We are treated to a tense, narrative packed final. I enjoy soaking the atmosphere in and picking up nuances in the field of play. England seem tense as India are 40 odd runs away. They uncharacteristically miss fielding opportunities. Their body language suggests anxiousness bordering on panic. At that moment I think how close I am to watching India win a World Cup at Lord’s. And I suddenly feel frozen. It’s clearly a contagion effect because soon India seem to be the team panicking. And in a roller coaster of a see-saw final few overs, contrive to lose. The Indian expat couple sitting next to me who had come from Bromley and their teenaged son are distraught. Loyalties are weird that way. I troop off finally, obviously dejected. But this was my first visit to Lord’s. The Home of Cricket. The feeling then hits me in its enormity. My lifetime of cricket obsession, for better or for worse, finds its center here. 

The sixth rule of fandom is, it is always and forever. There is no going back for a true fan.

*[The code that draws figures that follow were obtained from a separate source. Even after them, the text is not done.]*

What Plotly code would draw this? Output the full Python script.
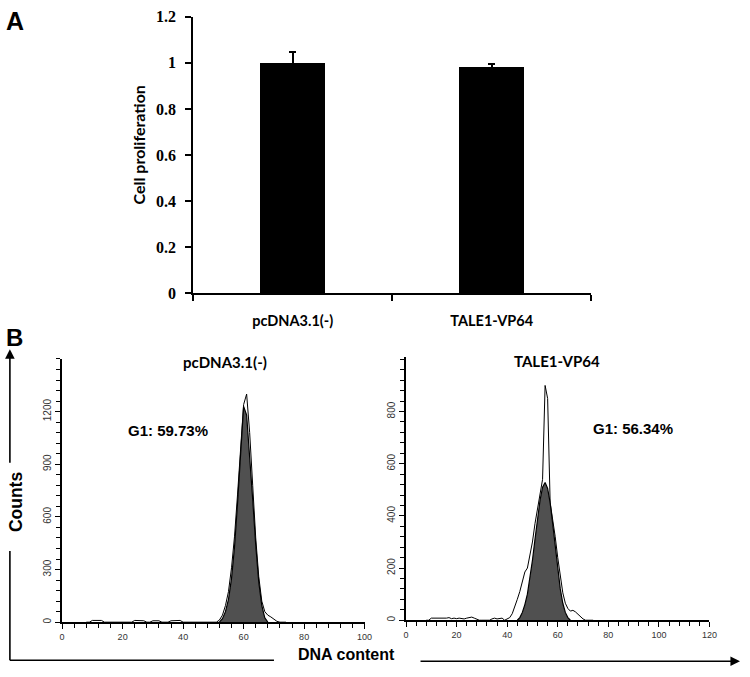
import plotly.graph_objects as go

W, H = 750, 677

# ---------------- Panel A data ----------------
groups = ["pcDNA3.1(-)", "TALE1-VP64"]
prolif = [1.0, 0.985]
prolif_err = [0.047, 0.01]
a_ticks = [0, 0.2, 0.4, 0.6, 0.8, 1.0, 1.2]

# ---------------- Panel B data ----------------
# left histogram (pcDNA3.1(-)), bins 8..74
left_bins = list(range(8, 75))
left_raw = [0, 0, 10, 10, 10, 10, 0, 0, 0, 0,          # 8-17
            0, 0, 0, 0, 0, 0, 10, 10, 10, 8,            # 18-27
            0, 0, 8, 10, 8, 0, 0, 0, 8, 10,             # 28-37
            10, 10, 0, 0, 0, 0, 0, 0, 0, 0,             # 38-47
            0, 0, 0, 0, 12, 40, 95, 175, 310, 490,      # 48-57
            730, 990, 1240, 1300, 1080, 780, 480, 260, 120, 60,  # 58-67
            40, 30, 15, 5, 0, 0, 0]                     # 68-74
left_fit_bins = list(range(52, 69))
left_fit = [0, 20, 60, 130, 250, 430, 680, 960, 1230, 1180,
            960, 700, 440, 230, 95, 25, 0]

# right histogram (TALE1-VP64), bins 8..74
right_bins = list(range(8, 75))
right_raw = [0, 0, 8, 8, 6, 8, 8, 6, 8, 10,             # 8-17
             6, 8, 6, 8, 6, 5, 8, 10, 12, 8,            # 18-27
             5, 0, 0, 0, 0, 0, 5, 8, 5, 6,              # 28-37
             8, 0, 5, 10, 25, 50, 80, 110, 150, 185,    # 38-47
             200, 245, 300, 370, 430, 490, 540, 900, 850, 450,  # 48-57
             390, 320, 240, 165, 105, 65, 45, 35, 38, 32,  # 58-67
             22, 12, 5, 0, 0, 0, 0]                     # 68-74
right_fit_bins = list(range(44, 66))
right_fit = [0, 10, 30, 60, 100, 160, 230, 310, 390, 460,
             510, 528, 505, 450, 370, 280, 195, 120, 65, 30,
             10, 0]

g1_peak_x = [61, 56]
g1_marker_y = [-22, -16]
left_yticks = [0, 300, 600, 900, 1200]
right_yticks = [0, 200, 400, 600, 800]
g1_labels = ["G1: 59.73%", "G1: 56.34%"]
b_titles = ["pcDNA3.1(-)", "TALE1-VP64"]


def px(x):
    return x / W


def py(y):
    return 1 - y / H


fig = go.Figure()

# Panel A bars
fig.add_trace(go.Bar(
    x=groups, y=prolif, width=0.33,
    marker=dict(color="black", line=dict(width=0)),
    error_y=dict(type="data", array=prolif_err, color="black", thickness=2, width=3.5),
    xaxis="x", yaxis="y", showlegend=False))

# Panel B left
fig.add_trace(go.Scatter(x=left_bins, y=left_raw, mode="lines", fill="tozeroy",
                         fillcolor="white", line=dict(color="black", width=1),
                         xaxis="x2", yaxis="y2", showlegend=False))
fig.add_trace(go.Scatter(x=left_fit_bins, y=left_fit, mode="lines", fill="tozeroy",
                         fillcolor="#505050", line=dict(color="black", width=1.2),
                         xaxis="x2", yaxis="y2", showlegend=False))
fig.add_trace(go.Scatter(x=[g1_peak_x[0]], y=[g1_marker_y[0]], mode="markers",
                         marker=dict(symbol="triangle-up", size=10, color="black"),
                         cliponaxis=False, xaxis="x2", yaxis="y2", showlegend=False))

# Panel B right
fig.add_trace(go.Scatter(x=right_bins, y=right_raw, mode="lines", fill="tozeroy",
                         fillcolor="white", line=dict(color="black", width=1),
                         xaxis="x3", yaxis="y3", showlegend=False))
fig.add_trace(go.Scatter(x=right_fit_bins, y=right_fit, mode="lines", fill="tozeroy",
                         fillcolor="#505050", line=dict(color="black", width=1.2),
                         xaxis="x3", yaxis="y3", showlegend=False))
fig.add_trace(go.Scatter(x=[g1_peak_x[1]], y=[g1_marker_y[1]], mode="markers",
                         marker=dict(symbol="triangle-up", size=10, color="black"),
                         cliponaxis=False, xaxis="x3", yaxis="y3", showlegend=False))

tickfont_b = dict(family="Liberation Sans", size=9, color="#333333")
tickfont_by = dict(family="Liberation Sans", size=10, color="#333333")


def minor(dt):
    return dict(tickmode="linear", tick0=0, dtick=dt, ticks="outside", ticklen=4,
                tickwidth=1.2, tickcolor="black", showgrid=False)


fig.update_layout(
    width=W, height=H,
    margin=dict(l=0, r=0, t=0, b=0),
    paper_bgcolor="white", plot_bgcolor="white",
    bargap=0,
    xaxis=dict(domain=[px(193), px(597)], anchor="y", range=[-0.5, 1.5],
               showline=True, linecolor="black", linewidth=2,
               ticks="outside", tickson="boundaries", ticklen=6, tickwidth=1.5, tickcolor="black",
               tickfont=dict(family="Lato", size=14.5, color="black", weight="bold"),
               ticklabelstandoff=13, showgrid=False, zeroline=False, fixedrange=True),
    yaxis=dict(domain=[py(292.7), py(9)], anchor="x", range=[0, 1.2],
               tickvals=a_ticks, ticklabeloverflow="allow",
               showline=True, linecolor="black", linewidth=2,
               ticks="outside", ticklen=6, tickwidth=1.5, tickcolor="black",
               tickfont=dict(family="Liberation Serif", size=16, color="black", weight="bold"),
               ticklabelstandoff=6, showgrid=False, zeroline=False),
    xaxis2=dict(domain=[px(60), px(367)], anchor="y2", range=[0, 100],
                tickmode="linear", dtick=20, tick0=0,
                showline=True, linecolor="black", linewidth=1.5,
                ticks="outside", ticklen=5, tickwidth=1.2, tickcolor="black",
                minor=minor(4),
                tickfont=tickfont_b, showgrid=False, zeroline=False),
    yaxis2=dict(domain=[py(630), py(360)], anchor="x2", range=[0, 1500],
                tickmode="array", tickvals=left_yticks, tickangle=-90,
                showline=True, linecolor="black", linewidth=1.5,
                ticks="outside", ticklen=5, tickwidth=1.2, tickcolor="black",
                minor=minor(60),
                tickfont=tickfont_by, showgrid=False, zeroline=False),
    xaxis3=dict(domain=[px(409), px(717)], anchor="y3", range=[0, 120],
                tickmode="linear", dtick=20, tick0=0,
                showline=True, linecolor="black", linewidth=1.5,
                ticks="outside", ticklen=5, tickwidth=1.2, tickcolor="black",
                minor=minor(4),
                tickfont=tickfont_b, showgrid=False, zeroline=False),
    yaxis3=dict(domain=[py(628), py(358)], anchor="x3", range=[0, 1009],
                tickmode="array", tickvals=right_yticks, tickangle=-90,
                showline=True, linecolor="black", linewidth=1.5,
                ticks="outside", ticklen=5, tickwidth=1.2, tickcolor="black",
                minor=minor(40),
                tickfont=tickfont_by, showgrid=False, zeroline=False),
)

ann = []
bold_sans = dict(family="Liberation Sans", color="black", weight="bold")
# panel letters
ann.append(dict(x=px(1), y=py(13), text="A", font=dict(size=25, **bold_sans)))
ann.append(dict(x=px(1), y=py(338), text="B", font=dict(size=24, **bold_sans)))
# y title panel A
ann.append(dict(x=px(138), y=py(140), text="Cell proliferation", textangle=-90,
                font=dict(family="Lato", size=16, color="black", weight="bold"),
                xanchor="center"))
# panel B titles
ann.append(dict(x=px(225), y=py(363), text=b_titles[0], xanchor="center",
                font=dict(family="Lato", size=15, color="black", weight="bold")))
ann.append(dict(x=px(562), y=py(362), text=b_titles[1], xanchor="center",
                font=dict(family="Lato", size=15, color="black", weight="bold")))
ann.append(dict(x=px(167), y=py(433), text=g1_labels[0], xanchor="center",
                font=dict(size=15, **bold_sans)))
ann.append(dict(x=px(639), y=py(431), text=g1_labels[1], xanchor="center",
                font=dict(size=15, **bold_sans)))
# Counts / DNA content
ann.append(dict(x=px(13), y=py(506), text="Counts", textangle=-90, xanchor="center",
                font=dict(size=17.5, **bold_sans)))
ann.append(dict(x=px(349), y=py(663), text="DNA content", xanchor="center",
                font=dict(size=16, **bold_sans)))
for a in ann:
    a.setdefault("xanchor", "left")
    a.update(xref="paper", yref="paper", showarrow=False, yanchor="middle")

# arrows
ann.append(dict(xref="paper", yref="paper", x=px(7), y=py(350), ax=0, ay=115,
                text="", showarrow=True, arrowhead=2, arrowsize=1.2, arrowwidth=1.6,
                arrowcolor="black"))
ann.append(dict(xref="paper", yref="paper", x=px(748), y=py(670), ax=-321, ay=0,
                text="", showarrow=True, arrowhead=2, arrowsize=1.2, arrowwidth=1.6,
                arrowcolor="black"))
fig.update_layout(annotations=ann)

fig.update_layout(shapes=[
    dict(type="line", xref="paper", yref="paper", x0=px(7), x1=px(7), y0=py(557), y1=py(669),
         line=dict(color="black", width=1.6)),
    dict(type="line", xref="paper", yref="paper", x0=px(7), x1=px(275), y0=py(669), y1=py(669),
         line=dict(color="black", width=1.6)),
])

fig.write_html("out.html", config={"displayModeBar": False},
               post_script="document.body.style.margin='0';document.body.style.overflow='hidden';")
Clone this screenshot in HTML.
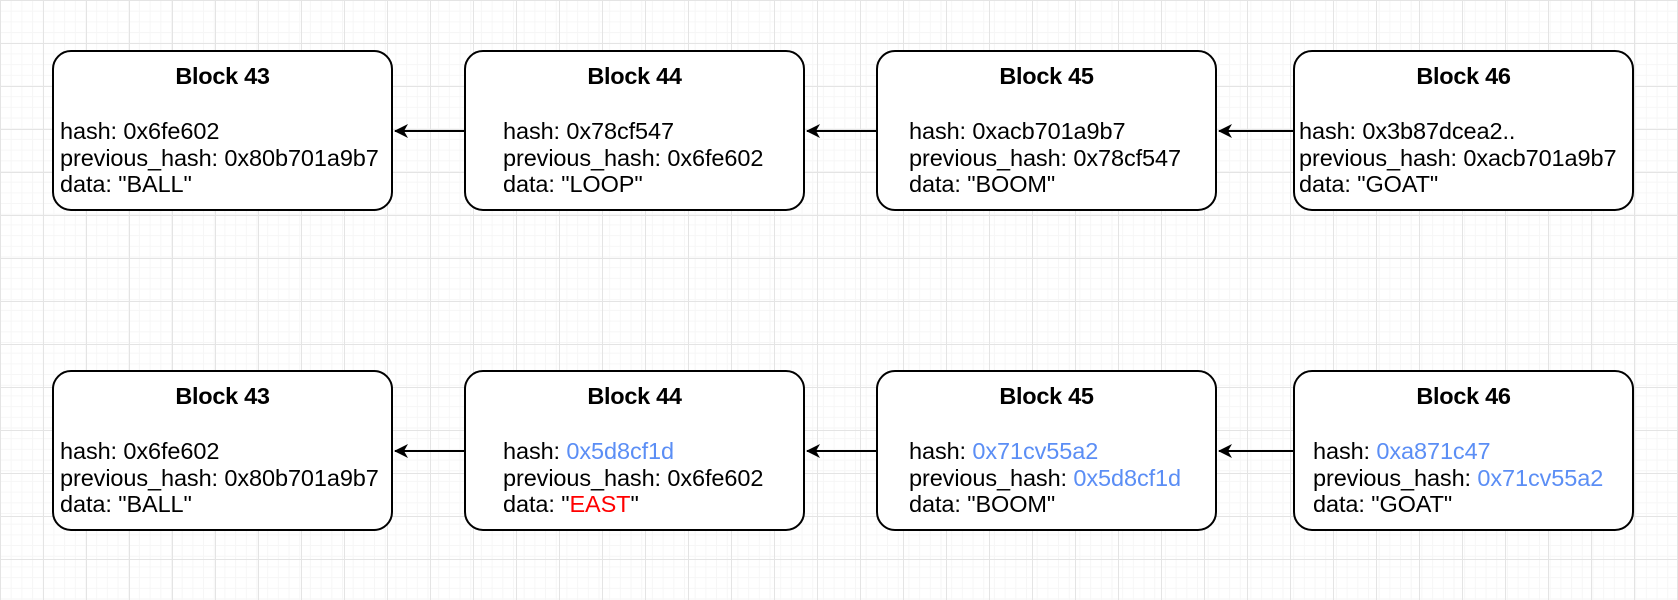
<!DOCTYPE html>
<html><head><style>
html,body{margin:0;padding:0}
body{width:1678px;height:600px;position:relative;overflow:hidden;background:#fff;
background-image:linear-gradient(#e4e4e4 1px,transparent 1px),linear-gradient(90deg,#e4e4e4 1px,transparent 1px),linear-gradient(#f6f6f6 1px,transparent 1px),linear-gradient(90deg,#f6f6f6 1px,transparent 1px);
background-size:43px 43px,43px 43px,10.7px 10.7px,10.7px 10.7px;
font-family:"Liberation Sans",Arial,sans-serif;color:#000}
.b{position:absolute;width:337px;height:157px;border:2px solid #000;border-radius:19px;background:#fff}
.t{position:absolute;font-weight:bold;font-size:23.5px;width:341px;text-align:center;letter-spacing:-0.3px}
.x{position:absolute;font-size:23.5px;line-height:26.5px;white-space:nowrap;letter-spacing:-0.1px}
.u{color:#5b8ef5}.r{color:#f00}
svg{position:absolute;left:0;top:0}
</style></head><body>
<div class="b" style="left:52px;top:50px"></div>
<div class="b" style="left:464px;top:50px"></div>
<div class="b" style="left:876px;top:50px"></div>
<div class="b" style="left:1293px;top:50px"></div>
<div class="b" style="left:52px;top:370px"></div>
<div class="b" style="left:464px;top:370px"></div>
<div class="b" style="left:876px;top:370px"></div>
<div class="b" style="left:1293px;top:370px"></div>

<div class="t" style="left:52px;top:63px">Block 43</div>
<div class="t" style="left:464px;top:63px">Block 44</div>
<div class="t" style="left:876px;top:63px">Block 45</div>
<div class="t" style="left:1293px;top:63px">Block 46</div>
<div class="t" style="left:52px;top:383px">Block 43</div>
<div class="t" style="left:464px;top:383px">Block 44</div>
<div class="t" style="left:876px;top:383px">Block 45</div>
<div class="t" style="left:1293px;top:383px">Block 46</div>

<div class="x" style="left:60px;top:118px">hash: 0x6fe602<br>previous_hash: 0x80b701a9b7<br>data: "BALL"</div>
<div class="x" style="left:503px;top:118px">hash: 0x78cf547<br>previous_hash: 0x6fe602<br>data: "LOOP"</div>
<div class="x" style="left:909px;top:118px">hash: 0xacb701a9b7<br>previous_hash: 0x78cf547<br>data: "BOOM"</div>
<div class="x" style="left:1299px;top:118px">hash: 0x3b87dcea2..<br>previous_hash: 0xacb701a9b7<br>data: "GOAT"</div>

<div class="x" style="left:60px;top:438px">hash: 0x6fe602<br>previous_hash: 0x80b701a9b7<br>data: "BALL"</div>
<div class="x" style="left:503px;top:438px">hash: <span class="u">0x5d8cf1d</span><br>previous_hash: 0x6fe602<br>data: "<span class="r">EAST</span>"</div>
<div class="x" style="left:909px;top:438px">hash: <span class="u">0x71cv55a2</span><br>previous_hash: <span class="u">0x5d8cf1d</span><br>data: "BOOM"</div>
<div class="x" style="left:1313px;top:438px">hash: <span class="u">0xa871c47</span><br>previous_hash: <span class="u">0x71cv55a2</span><br>data: "GOAT"</div>

<svg width="1678" height="600">
<defs><marker id="a" markerWidth="14" markerHeight="14" refX="13" refY="7" orient="auto" markerUnits="userSpaceOnUse">
<path d="M0,0 L14,7 L0,14 L4,7 Z" fill="#000"/></marker></defs>
<g stroke="#000" stroke-width="2" fill="none">
<line x1="464" y1="131" x2="395" y2="131" marker-end="url(#a)"/>
<line x1="876" y1="131" x2="807" y2="131" marker-end="url(#a)"/>
<line x1="1293" y1="131" x2="1219" y2="131" marker-end="url(#a)"/>
<line x1="464" y1="451" x2="395" y2="451" marker-end="url(#a)"/>
<line x1="876" y1="451" x2="807" y2="451" marker-end="url(#a)"/>
<line x1="1293" y1="451" x2="1219" y2="451" marker-end="url(#a)"/>
</g></svg>
</body></html>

Towards the end of December I catch up with a bunch of fellow sporting nuts in Mumbai. They work for sports media companies but that’s not our commonality. Our commonality is the joy derived from sport because we know it is capable of providing it. Even if it is the hilariously bad and godawful T10 League in Sharjah that we end up hate watching over dinner and drinks. Communities thrive on common frames of reference and in my lifetime I haven’t found a frame of reference more conducive to that than sports. I meet an author in London who is an Arsenal fan. We are chatting outside the restaurant we had dinner in and he sees a man in an Arsenal jacket walk past. He says ‘Now there’s a man with good footballing taste!’ The guy turns back and smiles at us and then carries on. At the Bengaluru Literature Fest, we are treated to listening to Anil Kumble one evening and Rahul Dravid the next morning. Everyone listens in rapt attention and the reactions come as spontaneous as they are rapturous. Half of the people I know on most social media is through that shared sports space. I follow a Buffalo Bills fan whose enthusiasm is so infectious that I find myself worried about the team’s fate in the NFL even though I had no emotional investment in them just a season ago. Another is a new Liverpool fan who is so eager to learn about the club that I gladly spend hours on stringing together threads on Liverpool’s history. Some of it moves other fans so much that they drop in to say how they had goosebumps reading my recollection of the night at Istanbul or Steven Gerrard’s career. I would be lying if I said I don’t live for moments like this. Sport is one of my spiritual dimensions. And if 2017 has taught me anything as a sports tragic, it is that this spiritual dimension doesn’t always need a physical center, it is centered around the earnest fan both new and old. 

The seventh rule of fandom is, never underestimate yourself. 

Happy New Year sports fans. You are da real MVP. Always.